Russia has spent over a year in the economic and political wilderness due to international sanctions imposed on the country for its annexation of Crimea and role in the pro-Russian uprising in east Ukraine, which it denies.
As a result, Russia's economic outlook looks poor this year. In April, for example, the economy shrank 4.2 percent from the same period in the previous year, according to Russia's economy ministry.
Despite the negative backdrop however, Shamolin said Russia continued to be the company's prime territory for investment rather than looking abroad for opportunities.
"Our key market and focus continues to be Russia because that's where we have our expertise and that's where we have our competitive advantages, because we understand the market and the business and know how to create value," he said.
"When you go to another market, you immediately face hundreds of competitors who have been in this market for tens if not hundreds of years, if you talk about western European/United States firms, and they know this market much better than you do…what chances do we have to find a good deal which was missed by 10 other competitors that are looking at deals every single day?" he said.
The Sistema conglomerate might be a leader in Russia's investment sphere, with first-quarter earnings reported last week showing a net profit of 32.1 billion rubles ($592 million) – almost three times the amount seen in the same period of 2014 – but that doesn't mean the company has been immune to trials and tribulations in the investment sphere.
Sistema bought a controlling stake in the Bashneft oil company in 2009 for around $2.5 billion, however, a court ruled last October that Sistema's stake in the company should be returned to the Russian state.
The decision to retake Sistema's stake came after a Moscow court put Sistema Chairman, Vladimir Yevtushenkov, under house arrest as part of a money-laundering probe into the acquisition of Bashneft.
In March, Sistema announced it had reached an "amicable" out-of-court settlement with Ural Invest, the company from whom it initially acquired Bashneft, winning $781 million in damages.
Shamolin told CNBC he "most certainly" considered the Bashneft affair closed, telling CNBC "what happened has happened" although he conceded that he was "very difficult" for him to discuss "whatever the political intentions behind Bashneft's situation."
Despite Shamolin's sanguine attitude towards the situation, the move by the Russian state to seize a privatized company raised concerns about a wider revision of Russia's privatization program of state assets, although Russian President Vladimir Putin rebuffed those fears.
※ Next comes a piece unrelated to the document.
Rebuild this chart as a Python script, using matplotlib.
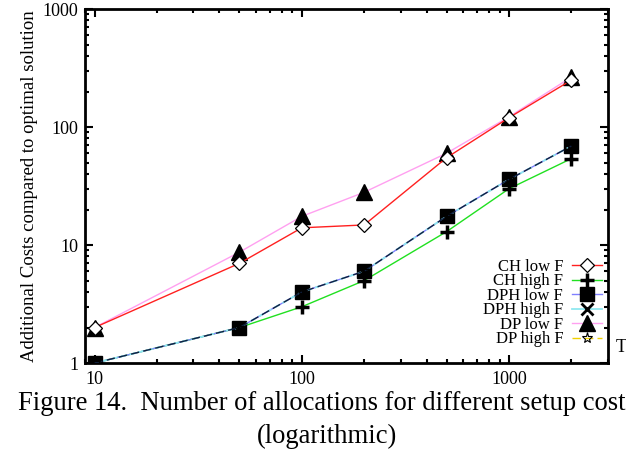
import matplotlib
matplotlib.use("Agg")
import matplotlib.pyplot as plt
import matplotlib.ticker as mticker

plt.rcParams.update({
    "font.family": ["Liberation Serif", "DejaVu Serif"],
})

# ── data ─────────────────────────────────────────────
setup_costs = [10, 50, 100, 200, 500, 1000, 2000]
ch_low = [2, 7, 14, 14.8, 55, 120, 250]
ch_high = [1, 2, 3, 5, 13, 30, 54]
dph_low = [1, 2, 4, 6, 17.5, 36, 69]
dph_high = [1, 2, 4, 6, 17.5, 36, 69]
dp_low = [2, 8.7, 17.5, 28, 60, 122, 265]
dp_high = [1, 2, 4, 6, 17.5, 36, 69]

labels = ["CH low F", "CH high F", "DPH low F", "DPH high F",
          "DP low F", "DP high F"]

fig = plt.figure(figsize=(6.26, 4.51), dpi=100)
ax = fig.add_axes([0.136, 0.195, 0.835, 0.785])

ax.plot(setup_costs, ch_low, color="#ff2020", lw=1.0, marker="D",
        ms=7, mfc="white", mec="black", mew=0.9, label=labels[0], zorder=3)
ax.plot(setup_costs, ch_high, color="#20e020", lw=1.0, marker="+",
        ms=10, mec="black", mew=2.5, label=labels[1], zorder=3)
ax.plot(setup_costs, dph_low, color="#8080ff", lw=1.0, marker="s",
        ms=9.5, mfc="black", mec="black", label=labels[2], zorder=3)
ax.plot(setup_costs, dph_high, color="#90e8f0", lw=1.3, ls=(0, (3, 2)),
        marker="x", ms=9, mec="black", mew=2, label=labels[3], zorder=4)
ax.plot(setup_costs, dp_low, color="#ffa0f0", lw=1.0, marker="^",
        ms=11, mfc="black", mec="black", label=labels[4], zorder=2)
ax.plot(setup_costs, dp_high, color="#102040", lw=1.0, ls=(0, (6, 3)),
        marker="*", ms=8, mfc="none", mec="black", mew=0.8,
        label=labels[5], zorder=5)

ax.set_xscale("log")
ax.set_yscale("log")
ax.set_xlim(9, 3000)
ax.set_ylim(1, 1000)

ax.xaxis.set_major_formatter(mticker.FuncFormatter(lambda v, p: f"{v:g}"))
ax.yaxis.set_major_formatter(mticker.FuncFormatter(lambda v, p: f"{v:g}"))
ax.xaxis.set_minor_formatter(mticker.NullFormatter())
ax.yaxis.set_minor_formatter(mticker.NullFormatter())

ax.tick_params(which="both", direction="in", top=True, right=True,
               width=1.5, labelsize=13)
ax.tick_params(which="major", length=6)
ax.tick_params(which="minor", length=3)
ax.tick_params(axis="x", pad=6)
ax.tick_params(axis="y", pad=5)
for s in ax.spines.values():
    s.set_linewidth(2)

ax.set_ylabel("Additional Costs compared to optimal solution", fontsize=13.5,
              labelpad=3)
ax.text(1.015, 0.045, "T", transform=ax.transAxes, fontsize=13,
        ha="left", va="center", clip_on=False)

leg = ax.legend(loc="lower right", bbox_to_anchor=(0.988, 0.044),
                frameon=False, markerfirst=False, fontsize=12,
                labelspacing=-0.09, handlelength=1.75, handletextpad=0.55,
                borderpad=0, borderaxespad=0, numpoints=1)
leg.get_lines()[3].set_linestyle("-")
leg.get_lines()[5].set_color("#f0d000")

fig.text(18 / 626, 1 - 404 / 451, "Figure 14.  Number of allocations for "
         "different setup costs", fontsize=19.2, ha="left", va="center")
fig.text(327 / 626, 1 - 436 / 451, "(logarithmic)", fontsize=19.2,
         ha="center", va="center")

fig.savefig("out.png", dpi=100)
Shamolin told CNBC that "things like that happen in any country, in any economy" and that the company bore no scars from the experience.
"You have risk all over the place and as far as we're concerned, our policy is to be very transparent, very honest in the way we do business. We comply with all the regulations and we try to do things the right way. And if sometimes circumstances work against us, we deal with this as any business would."
He defended Russia as a place to invest, stating that " you cannot say that things like that only happen in Russia and they don't happen anywhere else in the world. If you go to Russia things are going to be bad for you, if you stay in Western Europe or the U.S. things will never happen to you – this is not true."